* start *
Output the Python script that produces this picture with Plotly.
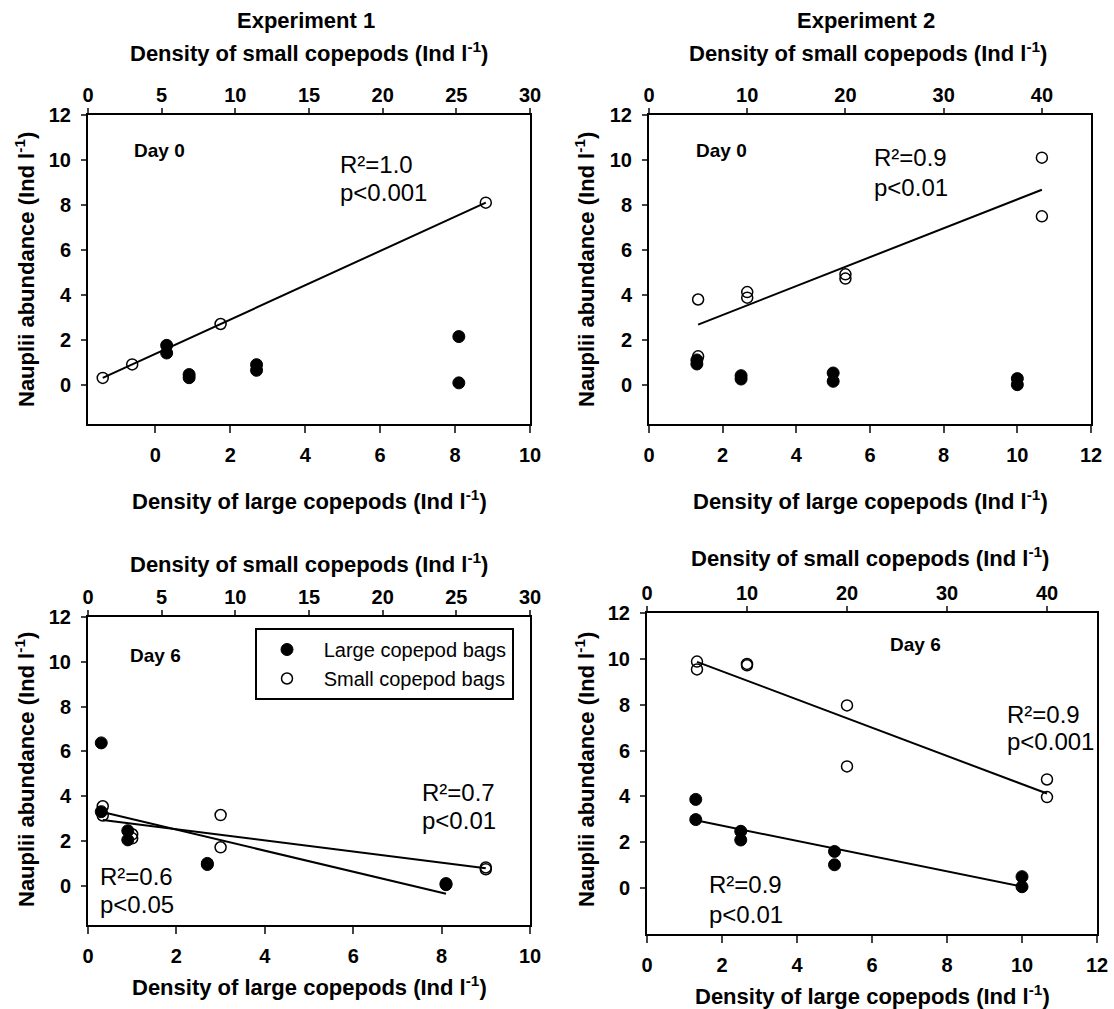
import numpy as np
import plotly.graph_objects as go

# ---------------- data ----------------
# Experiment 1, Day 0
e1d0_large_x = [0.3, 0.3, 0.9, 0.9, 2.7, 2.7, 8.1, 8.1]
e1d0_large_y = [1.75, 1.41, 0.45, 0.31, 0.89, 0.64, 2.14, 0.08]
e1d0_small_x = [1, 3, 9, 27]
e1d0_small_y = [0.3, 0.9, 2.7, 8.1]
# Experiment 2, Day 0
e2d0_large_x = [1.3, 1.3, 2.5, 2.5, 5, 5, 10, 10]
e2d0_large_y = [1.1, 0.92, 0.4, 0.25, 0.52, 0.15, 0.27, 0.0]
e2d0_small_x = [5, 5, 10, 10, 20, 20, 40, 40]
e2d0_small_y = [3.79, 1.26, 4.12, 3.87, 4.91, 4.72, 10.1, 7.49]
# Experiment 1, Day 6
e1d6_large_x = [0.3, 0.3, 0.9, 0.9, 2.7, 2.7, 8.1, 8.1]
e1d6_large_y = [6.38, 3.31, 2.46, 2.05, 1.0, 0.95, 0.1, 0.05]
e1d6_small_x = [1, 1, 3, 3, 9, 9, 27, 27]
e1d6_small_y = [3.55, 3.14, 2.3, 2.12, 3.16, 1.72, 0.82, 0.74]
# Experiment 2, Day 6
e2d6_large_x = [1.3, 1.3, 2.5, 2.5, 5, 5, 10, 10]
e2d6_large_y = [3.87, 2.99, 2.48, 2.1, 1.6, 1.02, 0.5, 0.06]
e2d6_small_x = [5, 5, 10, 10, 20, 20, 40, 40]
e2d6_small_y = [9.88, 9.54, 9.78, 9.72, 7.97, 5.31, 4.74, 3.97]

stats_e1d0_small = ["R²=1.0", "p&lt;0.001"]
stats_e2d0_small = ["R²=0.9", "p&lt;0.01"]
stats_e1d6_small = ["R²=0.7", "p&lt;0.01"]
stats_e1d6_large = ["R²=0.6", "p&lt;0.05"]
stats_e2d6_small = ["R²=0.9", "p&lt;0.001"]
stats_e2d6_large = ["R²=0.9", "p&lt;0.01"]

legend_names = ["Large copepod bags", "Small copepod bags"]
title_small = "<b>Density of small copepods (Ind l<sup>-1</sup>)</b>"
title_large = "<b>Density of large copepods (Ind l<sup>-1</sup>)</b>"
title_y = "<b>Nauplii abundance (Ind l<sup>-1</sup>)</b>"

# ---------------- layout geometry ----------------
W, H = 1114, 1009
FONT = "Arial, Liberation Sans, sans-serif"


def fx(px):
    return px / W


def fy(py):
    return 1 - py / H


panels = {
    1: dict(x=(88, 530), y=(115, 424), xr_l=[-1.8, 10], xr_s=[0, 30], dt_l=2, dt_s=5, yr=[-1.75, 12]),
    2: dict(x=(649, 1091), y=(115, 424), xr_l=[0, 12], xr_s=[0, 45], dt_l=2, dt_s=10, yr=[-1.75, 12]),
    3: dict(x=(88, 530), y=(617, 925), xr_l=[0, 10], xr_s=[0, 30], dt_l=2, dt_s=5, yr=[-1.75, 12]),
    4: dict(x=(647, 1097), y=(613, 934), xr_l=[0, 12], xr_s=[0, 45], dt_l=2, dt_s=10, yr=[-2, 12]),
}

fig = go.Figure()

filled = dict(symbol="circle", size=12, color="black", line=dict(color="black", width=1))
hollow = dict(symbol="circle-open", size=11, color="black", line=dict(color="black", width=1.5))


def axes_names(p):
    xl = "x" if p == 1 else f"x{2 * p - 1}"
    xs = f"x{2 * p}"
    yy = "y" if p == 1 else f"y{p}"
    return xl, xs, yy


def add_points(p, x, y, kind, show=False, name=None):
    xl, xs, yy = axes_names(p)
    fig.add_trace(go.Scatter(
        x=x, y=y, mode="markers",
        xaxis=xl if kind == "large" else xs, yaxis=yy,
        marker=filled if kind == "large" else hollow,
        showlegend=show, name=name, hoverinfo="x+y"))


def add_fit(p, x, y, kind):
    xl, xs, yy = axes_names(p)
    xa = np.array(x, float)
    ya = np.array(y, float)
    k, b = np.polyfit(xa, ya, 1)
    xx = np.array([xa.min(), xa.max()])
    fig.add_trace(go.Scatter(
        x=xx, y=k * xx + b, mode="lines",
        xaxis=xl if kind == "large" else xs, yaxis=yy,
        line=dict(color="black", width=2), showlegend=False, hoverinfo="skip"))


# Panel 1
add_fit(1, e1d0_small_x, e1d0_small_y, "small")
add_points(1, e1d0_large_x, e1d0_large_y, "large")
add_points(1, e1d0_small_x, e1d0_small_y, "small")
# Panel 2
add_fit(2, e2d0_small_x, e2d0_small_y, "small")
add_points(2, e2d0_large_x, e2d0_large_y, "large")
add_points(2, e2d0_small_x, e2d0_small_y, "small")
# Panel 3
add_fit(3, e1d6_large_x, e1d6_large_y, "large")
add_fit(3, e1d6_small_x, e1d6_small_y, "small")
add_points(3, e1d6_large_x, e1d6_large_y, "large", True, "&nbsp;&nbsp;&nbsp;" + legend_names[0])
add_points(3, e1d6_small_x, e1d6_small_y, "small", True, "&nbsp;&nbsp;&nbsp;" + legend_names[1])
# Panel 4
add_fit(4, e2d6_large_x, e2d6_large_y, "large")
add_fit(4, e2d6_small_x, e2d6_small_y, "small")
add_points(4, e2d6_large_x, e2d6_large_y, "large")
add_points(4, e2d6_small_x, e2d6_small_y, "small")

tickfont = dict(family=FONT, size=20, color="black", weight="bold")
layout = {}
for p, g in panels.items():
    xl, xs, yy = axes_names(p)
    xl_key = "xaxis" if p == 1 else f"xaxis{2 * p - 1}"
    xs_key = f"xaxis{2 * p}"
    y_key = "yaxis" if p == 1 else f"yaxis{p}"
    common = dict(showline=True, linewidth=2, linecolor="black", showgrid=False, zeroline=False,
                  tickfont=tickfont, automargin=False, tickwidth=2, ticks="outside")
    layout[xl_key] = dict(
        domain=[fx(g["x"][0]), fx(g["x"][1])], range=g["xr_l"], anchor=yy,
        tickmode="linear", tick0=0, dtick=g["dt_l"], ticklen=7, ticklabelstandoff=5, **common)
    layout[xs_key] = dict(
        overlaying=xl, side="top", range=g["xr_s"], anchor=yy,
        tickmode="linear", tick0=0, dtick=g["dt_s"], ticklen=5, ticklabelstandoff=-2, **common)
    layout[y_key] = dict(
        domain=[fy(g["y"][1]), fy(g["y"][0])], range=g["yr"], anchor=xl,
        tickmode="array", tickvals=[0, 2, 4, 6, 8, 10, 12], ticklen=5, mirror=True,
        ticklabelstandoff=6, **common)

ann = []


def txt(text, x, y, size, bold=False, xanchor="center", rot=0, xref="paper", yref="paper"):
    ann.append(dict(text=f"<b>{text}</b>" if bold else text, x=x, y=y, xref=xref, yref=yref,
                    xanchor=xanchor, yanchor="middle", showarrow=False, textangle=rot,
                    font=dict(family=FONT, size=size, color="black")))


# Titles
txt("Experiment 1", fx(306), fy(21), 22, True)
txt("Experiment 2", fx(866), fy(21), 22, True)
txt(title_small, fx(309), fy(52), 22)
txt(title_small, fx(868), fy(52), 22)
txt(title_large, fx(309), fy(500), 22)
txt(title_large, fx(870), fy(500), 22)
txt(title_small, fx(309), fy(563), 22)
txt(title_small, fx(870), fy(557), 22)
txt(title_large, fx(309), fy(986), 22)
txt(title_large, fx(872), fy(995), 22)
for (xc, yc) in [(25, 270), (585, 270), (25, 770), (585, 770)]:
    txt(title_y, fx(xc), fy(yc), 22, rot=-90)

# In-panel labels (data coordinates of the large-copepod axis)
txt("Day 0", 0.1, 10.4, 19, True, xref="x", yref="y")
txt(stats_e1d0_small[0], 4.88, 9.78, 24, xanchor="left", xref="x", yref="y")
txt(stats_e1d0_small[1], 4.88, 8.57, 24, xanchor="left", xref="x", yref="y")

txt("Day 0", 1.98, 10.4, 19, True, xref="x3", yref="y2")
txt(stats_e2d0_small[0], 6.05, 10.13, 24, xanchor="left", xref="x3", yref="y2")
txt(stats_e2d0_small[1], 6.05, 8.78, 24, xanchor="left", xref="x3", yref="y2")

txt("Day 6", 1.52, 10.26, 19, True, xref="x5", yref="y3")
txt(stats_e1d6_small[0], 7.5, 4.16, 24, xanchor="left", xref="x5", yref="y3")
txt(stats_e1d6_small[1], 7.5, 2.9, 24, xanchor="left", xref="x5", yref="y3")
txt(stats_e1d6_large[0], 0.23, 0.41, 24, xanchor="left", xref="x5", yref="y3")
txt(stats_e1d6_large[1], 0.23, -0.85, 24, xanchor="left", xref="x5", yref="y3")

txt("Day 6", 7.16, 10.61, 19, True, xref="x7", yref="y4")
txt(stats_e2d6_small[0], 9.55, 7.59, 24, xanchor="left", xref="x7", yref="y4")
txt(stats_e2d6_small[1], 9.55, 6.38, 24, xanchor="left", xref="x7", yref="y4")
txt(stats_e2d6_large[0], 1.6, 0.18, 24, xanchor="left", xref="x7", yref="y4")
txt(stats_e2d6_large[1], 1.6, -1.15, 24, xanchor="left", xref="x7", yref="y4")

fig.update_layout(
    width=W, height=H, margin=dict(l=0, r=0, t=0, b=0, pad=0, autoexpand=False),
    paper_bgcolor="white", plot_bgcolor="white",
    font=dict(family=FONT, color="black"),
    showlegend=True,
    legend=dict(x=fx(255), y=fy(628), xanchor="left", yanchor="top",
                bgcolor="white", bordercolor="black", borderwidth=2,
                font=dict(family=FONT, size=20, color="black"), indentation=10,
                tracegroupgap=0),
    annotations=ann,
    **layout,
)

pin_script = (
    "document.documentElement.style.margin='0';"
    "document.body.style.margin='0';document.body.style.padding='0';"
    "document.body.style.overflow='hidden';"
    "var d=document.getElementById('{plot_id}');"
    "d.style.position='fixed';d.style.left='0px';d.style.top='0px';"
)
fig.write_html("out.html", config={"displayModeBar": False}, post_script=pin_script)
* end *
Aim of the task
Write out exactly the lines between the start of the data and the line with "import plotly.graph_objects as go", including both, but none of the pictures.

Written answer
Output the Python script that produces this picture with Plotly.
import numpy as np
import plotly.graph_objects as go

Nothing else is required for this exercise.